I've been playing with this on a bare metal ARM target using the arm-none-eabi-gcc toolchain (in order to run rapidyml). I think rapidyml + c4core are a great combo for a small embedded system, being lightweight.

There is one issue, however, and that's regarding the use of <chrono>. This isn't well supported on bare-metal targets since getting the current time typically results in a call to the OS, or a SVC call. When compiling/linking rapidyml + c4core with -nostdlib, linking fails unless the user provides an implementation of std::chrono::high_resolution_clock::now() (ie std::chrono::_V2::system_clock::now()).

When compiling/linking with newlib (that is, omit the -nostdlib flag), it still doesn't work unless the user provides a custom implementation of `_gettimeofday'.
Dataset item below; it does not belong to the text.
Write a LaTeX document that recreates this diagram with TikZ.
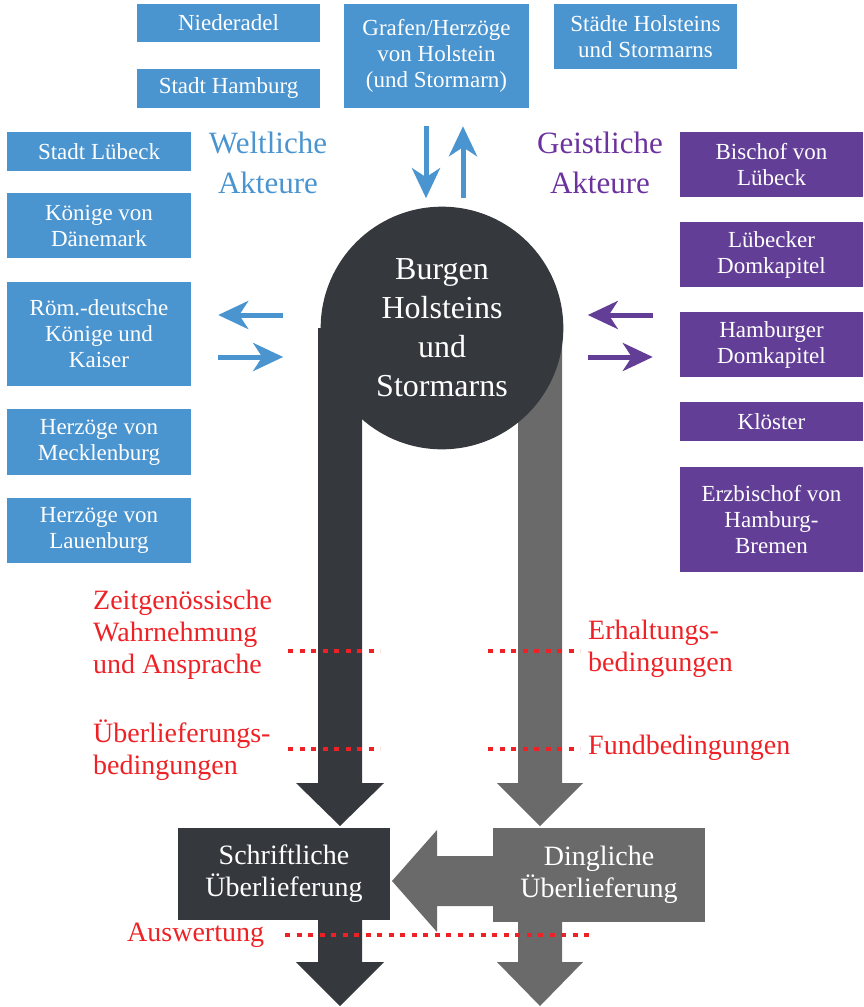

I'm not sure the best solution to this. Some ideas:

• Add an additional #if defined check in currtime() something like:

#elif defined(__ARM_EABI__)
	return time_type{0};

But I'm not sure what symbol to check for, because __arm__ and __ARM_EABI__ could both be set even with embedded Linux or an RTOS.

• Add a compilation flag such as "-DCOMPILE_BAREMETAL" which does the above (makes currtime() a stub returning 0 always)
• Add a compilation flag to omit compiling and including time.cpp/hpp. It seems that these functions aren't used by c4core itself, so this shouldn't interfere.
• Add compilations flags just for c4/time.cpp (or in-source __attribute__s to push flags for currtime()), so that currtime() will be optimized out before the linker sees it. Obviously, this fails if the user makes a call to currtime() or busy_wait() or exetime().

The other issue blocking usage on bare-metal systems was with fast-float, see this issue. It looks like will be addressed soon with #122 and #123

In any case, thanks for your hard work on this, and I've been enjoying using it on a small embedded system (with workarounds, which I'd love to get rid of).